TASK REQUIREMENTS: Collect all the lines that mention the word "drawn".

Dataset items:

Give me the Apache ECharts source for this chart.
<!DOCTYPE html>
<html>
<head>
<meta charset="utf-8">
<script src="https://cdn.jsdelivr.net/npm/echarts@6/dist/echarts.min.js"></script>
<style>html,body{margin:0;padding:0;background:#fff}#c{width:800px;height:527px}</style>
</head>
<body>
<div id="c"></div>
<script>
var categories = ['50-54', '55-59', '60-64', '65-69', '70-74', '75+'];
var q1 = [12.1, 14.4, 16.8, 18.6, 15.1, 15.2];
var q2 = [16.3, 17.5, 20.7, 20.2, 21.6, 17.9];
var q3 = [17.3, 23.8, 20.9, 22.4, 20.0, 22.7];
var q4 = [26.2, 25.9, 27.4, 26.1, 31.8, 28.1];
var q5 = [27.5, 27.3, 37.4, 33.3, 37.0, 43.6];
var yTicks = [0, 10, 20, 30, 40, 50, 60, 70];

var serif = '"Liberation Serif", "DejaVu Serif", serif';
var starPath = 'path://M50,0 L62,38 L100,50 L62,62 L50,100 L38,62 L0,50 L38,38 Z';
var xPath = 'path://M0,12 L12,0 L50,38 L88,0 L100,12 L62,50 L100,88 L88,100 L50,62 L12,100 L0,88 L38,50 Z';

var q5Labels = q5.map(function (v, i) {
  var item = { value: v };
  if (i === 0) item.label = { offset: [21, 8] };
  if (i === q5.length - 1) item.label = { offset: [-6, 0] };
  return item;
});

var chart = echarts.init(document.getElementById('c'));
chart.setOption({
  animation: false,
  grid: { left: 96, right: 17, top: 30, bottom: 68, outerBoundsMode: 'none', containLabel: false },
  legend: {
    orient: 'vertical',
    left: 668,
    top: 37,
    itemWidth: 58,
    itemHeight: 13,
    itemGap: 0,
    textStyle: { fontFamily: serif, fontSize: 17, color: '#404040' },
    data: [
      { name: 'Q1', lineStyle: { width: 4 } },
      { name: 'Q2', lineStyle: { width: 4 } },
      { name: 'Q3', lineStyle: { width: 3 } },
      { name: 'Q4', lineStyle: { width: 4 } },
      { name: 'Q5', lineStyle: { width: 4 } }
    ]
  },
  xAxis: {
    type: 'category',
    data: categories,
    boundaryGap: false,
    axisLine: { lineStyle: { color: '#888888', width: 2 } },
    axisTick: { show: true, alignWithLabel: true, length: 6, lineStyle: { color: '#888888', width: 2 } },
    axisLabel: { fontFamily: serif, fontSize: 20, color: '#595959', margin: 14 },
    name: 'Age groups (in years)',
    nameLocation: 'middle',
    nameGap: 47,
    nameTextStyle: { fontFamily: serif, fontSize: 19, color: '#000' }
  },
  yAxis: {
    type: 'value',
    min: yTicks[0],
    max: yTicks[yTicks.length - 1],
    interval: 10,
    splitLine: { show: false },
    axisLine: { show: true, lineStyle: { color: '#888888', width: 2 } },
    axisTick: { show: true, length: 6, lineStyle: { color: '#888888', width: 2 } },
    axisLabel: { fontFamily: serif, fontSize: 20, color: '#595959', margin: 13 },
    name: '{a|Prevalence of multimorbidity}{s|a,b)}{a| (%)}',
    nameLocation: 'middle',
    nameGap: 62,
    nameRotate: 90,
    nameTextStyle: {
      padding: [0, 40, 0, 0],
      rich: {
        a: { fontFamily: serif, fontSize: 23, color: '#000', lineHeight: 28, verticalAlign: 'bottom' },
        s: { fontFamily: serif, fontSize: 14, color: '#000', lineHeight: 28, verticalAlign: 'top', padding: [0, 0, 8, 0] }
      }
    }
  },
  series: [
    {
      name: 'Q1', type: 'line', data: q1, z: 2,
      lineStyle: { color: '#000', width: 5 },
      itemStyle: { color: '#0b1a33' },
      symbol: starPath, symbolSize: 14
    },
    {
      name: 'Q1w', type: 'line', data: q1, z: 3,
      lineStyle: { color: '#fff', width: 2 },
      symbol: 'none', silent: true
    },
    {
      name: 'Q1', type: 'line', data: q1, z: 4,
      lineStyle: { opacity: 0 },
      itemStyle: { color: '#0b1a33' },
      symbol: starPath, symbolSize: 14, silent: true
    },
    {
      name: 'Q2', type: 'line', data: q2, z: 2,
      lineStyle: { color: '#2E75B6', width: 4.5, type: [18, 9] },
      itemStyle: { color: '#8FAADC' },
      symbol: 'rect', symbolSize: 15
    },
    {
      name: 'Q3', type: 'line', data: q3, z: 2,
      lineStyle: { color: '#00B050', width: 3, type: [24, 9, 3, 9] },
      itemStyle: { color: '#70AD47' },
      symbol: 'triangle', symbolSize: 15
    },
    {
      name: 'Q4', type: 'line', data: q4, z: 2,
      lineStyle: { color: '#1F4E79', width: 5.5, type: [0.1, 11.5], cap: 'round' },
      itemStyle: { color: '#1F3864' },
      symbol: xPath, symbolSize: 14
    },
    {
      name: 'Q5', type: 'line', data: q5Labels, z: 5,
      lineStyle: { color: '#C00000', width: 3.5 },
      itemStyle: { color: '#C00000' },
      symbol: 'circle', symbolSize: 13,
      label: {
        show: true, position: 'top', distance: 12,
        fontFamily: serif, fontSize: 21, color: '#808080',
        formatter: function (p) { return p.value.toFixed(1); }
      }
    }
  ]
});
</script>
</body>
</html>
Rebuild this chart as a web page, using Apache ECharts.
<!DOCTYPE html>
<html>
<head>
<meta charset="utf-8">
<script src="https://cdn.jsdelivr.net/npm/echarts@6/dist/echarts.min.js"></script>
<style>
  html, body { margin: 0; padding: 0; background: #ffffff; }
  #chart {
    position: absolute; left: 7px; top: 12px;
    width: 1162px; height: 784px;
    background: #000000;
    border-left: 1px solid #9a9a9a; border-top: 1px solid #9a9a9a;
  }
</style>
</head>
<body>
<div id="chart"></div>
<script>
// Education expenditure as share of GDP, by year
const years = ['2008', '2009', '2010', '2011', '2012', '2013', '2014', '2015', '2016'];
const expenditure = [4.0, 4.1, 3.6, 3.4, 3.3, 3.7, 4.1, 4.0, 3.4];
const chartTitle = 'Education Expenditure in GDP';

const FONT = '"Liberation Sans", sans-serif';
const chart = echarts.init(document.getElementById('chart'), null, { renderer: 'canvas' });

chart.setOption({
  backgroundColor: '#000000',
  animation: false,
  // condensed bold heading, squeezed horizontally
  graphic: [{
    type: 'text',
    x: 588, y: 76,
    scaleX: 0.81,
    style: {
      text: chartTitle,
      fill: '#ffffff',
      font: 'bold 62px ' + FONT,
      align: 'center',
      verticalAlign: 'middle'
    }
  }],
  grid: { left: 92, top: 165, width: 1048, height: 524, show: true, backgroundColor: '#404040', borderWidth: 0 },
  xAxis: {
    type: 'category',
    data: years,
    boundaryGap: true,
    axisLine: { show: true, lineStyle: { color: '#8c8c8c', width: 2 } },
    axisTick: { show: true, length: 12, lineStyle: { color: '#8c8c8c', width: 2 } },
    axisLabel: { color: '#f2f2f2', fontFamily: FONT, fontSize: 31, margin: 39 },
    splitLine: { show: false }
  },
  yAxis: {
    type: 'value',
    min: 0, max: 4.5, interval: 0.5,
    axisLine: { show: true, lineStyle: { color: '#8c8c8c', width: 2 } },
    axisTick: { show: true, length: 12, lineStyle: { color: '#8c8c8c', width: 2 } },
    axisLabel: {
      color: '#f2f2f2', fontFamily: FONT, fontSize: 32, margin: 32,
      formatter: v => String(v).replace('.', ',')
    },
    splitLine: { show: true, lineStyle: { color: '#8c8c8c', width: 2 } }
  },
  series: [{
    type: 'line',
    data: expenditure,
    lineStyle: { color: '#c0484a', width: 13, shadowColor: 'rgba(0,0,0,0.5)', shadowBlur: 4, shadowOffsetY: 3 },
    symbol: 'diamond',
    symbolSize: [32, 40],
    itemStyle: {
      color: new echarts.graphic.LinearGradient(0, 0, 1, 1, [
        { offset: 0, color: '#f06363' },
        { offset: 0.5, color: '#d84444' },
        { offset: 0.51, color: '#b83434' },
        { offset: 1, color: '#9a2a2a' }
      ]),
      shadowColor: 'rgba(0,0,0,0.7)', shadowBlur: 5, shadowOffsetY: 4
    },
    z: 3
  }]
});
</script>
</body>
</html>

...

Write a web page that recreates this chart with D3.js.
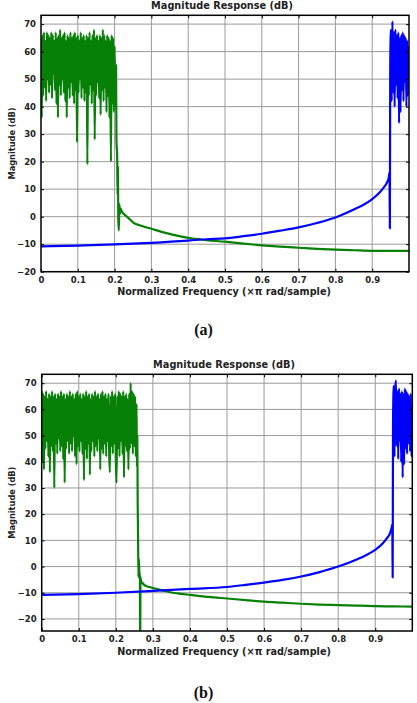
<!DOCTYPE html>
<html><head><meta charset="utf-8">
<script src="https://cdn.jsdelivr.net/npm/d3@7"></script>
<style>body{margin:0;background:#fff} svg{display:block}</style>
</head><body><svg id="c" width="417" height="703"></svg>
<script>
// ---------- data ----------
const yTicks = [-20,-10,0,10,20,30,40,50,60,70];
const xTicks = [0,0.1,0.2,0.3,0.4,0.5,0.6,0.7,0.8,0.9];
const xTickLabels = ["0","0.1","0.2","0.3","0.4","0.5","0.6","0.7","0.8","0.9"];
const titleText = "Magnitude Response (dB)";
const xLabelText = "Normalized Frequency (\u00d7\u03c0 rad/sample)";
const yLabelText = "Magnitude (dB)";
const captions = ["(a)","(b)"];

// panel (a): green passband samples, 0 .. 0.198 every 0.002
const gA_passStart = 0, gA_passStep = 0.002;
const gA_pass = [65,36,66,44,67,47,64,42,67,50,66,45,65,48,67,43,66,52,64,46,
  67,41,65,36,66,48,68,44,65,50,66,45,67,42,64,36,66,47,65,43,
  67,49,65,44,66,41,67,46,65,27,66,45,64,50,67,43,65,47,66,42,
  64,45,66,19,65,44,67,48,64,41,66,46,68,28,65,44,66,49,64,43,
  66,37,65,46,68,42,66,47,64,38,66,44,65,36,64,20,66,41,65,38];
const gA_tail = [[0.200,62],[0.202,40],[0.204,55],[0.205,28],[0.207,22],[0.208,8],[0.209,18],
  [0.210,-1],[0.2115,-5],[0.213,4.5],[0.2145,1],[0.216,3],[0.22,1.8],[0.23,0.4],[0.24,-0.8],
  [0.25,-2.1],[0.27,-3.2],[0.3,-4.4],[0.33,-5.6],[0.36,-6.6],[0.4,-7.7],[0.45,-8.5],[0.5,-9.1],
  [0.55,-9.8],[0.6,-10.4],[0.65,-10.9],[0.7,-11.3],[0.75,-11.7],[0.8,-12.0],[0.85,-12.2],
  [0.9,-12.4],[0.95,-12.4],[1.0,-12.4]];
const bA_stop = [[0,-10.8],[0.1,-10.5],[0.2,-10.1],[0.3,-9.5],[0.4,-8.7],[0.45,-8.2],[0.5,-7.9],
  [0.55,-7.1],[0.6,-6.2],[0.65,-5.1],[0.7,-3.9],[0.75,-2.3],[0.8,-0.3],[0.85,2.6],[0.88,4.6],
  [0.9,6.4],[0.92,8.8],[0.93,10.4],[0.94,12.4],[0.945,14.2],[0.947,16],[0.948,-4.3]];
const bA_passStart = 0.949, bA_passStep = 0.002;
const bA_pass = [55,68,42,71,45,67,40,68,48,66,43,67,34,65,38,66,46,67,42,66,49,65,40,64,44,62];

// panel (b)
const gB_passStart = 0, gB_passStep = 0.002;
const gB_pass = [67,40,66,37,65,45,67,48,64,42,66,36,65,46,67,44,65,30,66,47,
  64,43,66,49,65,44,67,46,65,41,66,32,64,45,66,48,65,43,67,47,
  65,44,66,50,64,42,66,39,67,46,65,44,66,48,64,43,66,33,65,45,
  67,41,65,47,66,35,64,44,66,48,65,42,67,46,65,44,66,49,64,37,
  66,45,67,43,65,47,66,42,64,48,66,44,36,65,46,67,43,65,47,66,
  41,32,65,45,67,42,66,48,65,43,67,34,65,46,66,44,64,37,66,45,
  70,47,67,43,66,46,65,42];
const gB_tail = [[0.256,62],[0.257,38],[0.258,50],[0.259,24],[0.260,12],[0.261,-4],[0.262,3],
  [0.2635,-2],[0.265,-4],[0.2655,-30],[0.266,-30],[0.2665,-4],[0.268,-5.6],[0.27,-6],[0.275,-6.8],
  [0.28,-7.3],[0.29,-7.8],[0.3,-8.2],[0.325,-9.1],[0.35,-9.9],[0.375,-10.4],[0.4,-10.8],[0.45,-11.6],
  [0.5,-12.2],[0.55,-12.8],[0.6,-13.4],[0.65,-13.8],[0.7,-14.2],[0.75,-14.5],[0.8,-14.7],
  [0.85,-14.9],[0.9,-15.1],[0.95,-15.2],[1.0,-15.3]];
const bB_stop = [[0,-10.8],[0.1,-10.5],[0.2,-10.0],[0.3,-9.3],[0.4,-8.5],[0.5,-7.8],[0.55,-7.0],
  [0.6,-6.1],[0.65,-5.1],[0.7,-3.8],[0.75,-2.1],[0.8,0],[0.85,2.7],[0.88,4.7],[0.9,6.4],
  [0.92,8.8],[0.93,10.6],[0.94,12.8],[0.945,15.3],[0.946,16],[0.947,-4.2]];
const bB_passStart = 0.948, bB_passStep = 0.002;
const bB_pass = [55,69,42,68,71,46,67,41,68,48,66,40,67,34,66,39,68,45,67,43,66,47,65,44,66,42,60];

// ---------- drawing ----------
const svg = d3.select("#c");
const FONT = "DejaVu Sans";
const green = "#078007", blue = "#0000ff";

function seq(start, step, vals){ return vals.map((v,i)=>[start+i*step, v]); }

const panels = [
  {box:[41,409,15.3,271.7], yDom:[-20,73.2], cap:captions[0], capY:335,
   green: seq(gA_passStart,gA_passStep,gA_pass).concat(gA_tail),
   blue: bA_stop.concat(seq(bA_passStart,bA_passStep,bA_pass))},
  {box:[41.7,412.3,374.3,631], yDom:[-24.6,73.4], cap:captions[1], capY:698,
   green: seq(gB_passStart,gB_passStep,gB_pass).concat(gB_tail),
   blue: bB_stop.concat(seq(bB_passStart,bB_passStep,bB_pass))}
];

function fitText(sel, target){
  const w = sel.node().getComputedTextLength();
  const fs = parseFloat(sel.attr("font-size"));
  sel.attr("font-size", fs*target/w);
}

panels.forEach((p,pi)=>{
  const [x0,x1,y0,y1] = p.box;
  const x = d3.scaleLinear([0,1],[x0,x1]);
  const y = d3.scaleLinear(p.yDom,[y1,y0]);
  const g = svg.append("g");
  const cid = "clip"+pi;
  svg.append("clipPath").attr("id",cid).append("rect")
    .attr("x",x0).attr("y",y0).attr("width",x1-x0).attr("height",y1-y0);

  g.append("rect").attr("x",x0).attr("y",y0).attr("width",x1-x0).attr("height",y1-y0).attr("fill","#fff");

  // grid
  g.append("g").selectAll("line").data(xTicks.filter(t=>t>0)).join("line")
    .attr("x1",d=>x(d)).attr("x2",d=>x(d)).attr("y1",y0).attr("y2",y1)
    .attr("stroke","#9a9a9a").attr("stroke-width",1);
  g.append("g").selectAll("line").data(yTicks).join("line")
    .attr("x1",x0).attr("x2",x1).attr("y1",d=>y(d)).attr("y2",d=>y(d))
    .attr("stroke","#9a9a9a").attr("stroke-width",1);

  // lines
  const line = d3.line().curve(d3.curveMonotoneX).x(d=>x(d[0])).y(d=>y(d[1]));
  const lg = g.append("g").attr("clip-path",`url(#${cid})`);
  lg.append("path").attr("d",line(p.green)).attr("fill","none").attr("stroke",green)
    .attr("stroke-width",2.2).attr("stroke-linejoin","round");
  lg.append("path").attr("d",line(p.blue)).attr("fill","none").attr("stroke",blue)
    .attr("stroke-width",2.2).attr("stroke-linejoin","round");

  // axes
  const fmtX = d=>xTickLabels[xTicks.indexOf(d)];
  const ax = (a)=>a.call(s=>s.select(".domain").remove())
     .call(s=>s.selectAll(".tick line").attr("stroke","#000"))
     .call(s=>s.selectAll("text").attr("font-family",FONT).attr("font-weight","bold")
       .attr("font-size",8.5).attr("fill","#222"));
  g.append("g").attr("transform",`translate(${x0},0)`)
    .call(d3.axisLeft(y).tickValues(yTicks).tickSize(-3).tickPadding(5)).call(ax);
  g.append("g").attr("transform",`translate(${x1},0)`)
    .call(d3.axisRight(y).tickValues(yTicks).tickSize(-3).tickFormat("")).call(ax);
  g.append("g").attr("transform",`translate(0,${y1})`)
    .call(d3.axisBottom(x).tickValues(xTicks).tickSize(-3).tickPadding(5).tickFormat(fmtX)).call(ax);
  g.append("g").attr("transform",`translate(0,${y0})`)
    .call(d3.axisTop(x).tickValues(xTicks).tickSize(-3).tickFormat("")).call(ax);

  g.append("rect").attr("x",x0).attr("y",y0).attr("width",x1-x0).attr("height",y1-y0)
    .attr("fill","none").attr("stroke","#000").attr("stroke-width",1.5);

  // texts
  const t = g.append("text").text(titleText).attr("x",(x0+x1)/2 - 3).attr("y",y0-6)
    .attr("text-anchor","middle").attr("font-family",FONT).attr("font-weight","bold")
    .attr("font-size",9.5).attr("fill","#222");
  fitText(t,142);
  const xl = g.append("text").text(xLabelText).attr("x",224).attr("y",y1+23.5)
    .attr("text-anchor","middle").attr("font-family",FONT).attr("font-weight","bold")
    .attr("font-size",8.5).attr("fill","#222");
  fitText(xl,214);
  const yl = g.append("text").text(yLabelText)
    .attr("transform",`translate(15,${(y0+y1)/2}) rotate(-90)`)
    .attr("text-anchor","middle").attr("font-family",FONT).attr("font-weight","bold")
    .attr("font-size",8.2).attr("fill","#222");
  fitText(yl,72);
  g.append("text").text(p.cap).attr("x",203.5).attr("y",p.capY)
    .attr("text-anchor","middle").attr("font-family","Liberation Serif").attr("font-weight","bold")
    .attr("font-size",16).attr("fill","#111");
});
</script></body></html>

==

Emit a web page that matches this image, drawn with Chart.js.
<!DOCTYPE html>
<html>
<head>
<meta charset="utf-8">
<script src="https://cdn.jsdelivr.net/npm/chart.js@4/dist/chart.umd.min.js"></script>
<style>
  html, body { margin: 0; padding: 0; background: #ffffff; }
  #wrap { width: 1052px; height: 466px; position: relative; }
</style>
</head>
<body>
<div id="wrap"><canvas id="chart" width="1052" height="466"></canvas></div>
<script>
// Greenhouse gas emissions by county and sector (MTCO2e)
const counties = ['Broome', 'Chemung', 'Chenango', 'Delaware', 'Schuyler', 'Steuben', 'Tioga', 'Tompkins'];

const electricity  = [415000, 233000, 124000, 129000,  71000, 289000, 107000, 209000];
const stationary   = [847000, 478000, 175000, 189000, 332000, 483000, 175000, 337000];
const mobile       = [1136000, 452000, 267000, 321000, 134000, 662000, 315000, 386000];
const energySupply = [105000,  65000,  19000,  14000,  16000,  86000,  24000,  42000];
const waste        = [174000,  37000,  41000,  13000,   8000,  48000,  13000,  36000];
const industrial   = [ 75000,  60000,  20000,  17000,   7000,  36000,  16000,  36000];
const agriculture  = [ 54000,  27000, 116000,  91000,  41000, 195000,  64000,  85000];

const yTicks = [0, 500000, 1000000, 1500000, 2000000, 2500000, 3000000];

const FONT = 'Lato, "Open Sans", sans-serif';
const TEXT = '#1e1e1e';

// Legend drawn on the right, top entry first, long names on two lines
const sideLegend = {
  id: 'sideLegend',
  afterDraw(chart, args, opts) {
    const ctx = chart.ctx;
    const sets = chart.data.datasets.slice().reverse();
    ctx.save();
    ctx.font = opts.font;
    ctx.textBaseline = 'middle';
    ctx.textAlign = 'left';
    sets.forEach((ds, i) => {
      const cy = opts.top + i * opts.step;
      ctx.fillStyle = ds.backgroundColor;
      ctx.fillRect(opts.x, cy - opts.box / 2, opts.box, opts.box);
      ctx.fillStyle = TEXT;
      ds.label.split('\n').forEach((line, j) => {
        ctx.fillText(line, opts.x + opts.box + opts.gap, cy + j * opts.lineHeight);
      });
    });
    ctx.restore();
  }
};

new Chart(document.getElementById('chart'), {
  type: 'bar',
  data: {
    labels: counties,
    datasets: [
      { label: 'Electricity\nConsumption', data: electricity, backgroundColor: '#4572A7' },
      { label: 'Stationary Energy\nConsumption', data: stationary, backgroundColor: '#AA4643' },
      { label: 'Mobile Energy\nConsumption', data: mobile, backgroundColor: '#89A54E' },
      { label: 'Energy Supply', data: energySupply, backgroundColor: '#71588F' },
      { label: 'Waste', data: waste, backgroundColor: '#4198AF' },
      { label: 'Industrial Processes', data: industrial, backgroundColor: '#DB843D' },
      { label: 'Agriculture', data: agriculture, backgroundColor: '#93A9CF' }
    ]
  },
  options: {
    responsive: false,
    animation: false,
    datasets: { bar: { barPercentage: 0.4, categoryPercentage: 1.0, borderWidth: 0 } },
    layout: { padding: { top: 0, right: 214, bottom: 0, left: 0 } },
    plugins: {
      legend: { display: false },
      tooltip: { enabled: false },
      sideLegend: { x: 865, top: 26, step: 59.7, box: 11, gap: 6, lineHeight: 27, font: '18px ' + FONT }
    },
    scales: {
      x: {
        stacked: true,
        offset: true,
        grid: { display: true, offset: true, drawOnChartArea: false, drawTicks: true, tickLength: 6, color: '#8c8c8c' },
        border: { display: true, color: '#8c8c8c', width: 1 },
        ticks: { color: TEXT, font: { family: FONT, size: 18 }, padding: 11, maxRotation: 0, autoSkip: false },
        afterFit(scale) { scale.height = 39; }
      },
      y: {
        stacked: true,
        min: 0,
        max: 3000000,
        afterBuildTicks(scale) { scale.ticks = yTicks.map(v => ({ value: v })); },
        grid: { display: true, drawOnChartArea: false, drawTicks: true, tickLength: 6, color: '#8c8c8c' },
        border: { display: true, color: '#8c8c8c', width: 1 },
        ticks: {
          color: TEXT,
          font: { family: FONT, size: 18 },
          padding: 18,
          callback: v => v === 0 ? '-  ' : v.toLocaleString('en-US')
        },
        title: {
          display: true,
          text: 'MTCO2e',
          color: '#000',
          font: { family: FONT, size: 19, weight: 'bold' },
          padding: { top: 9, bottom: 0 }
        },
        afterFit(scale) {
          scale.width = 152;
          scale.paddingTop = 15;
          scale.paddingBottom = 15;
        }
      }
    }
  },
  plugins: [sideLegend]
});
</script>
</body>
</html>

RESULT BELOW:
Emit a web page that matches this image, drawn with Chart.js.
// Legend drawn on the right, top entry first, long names on two lines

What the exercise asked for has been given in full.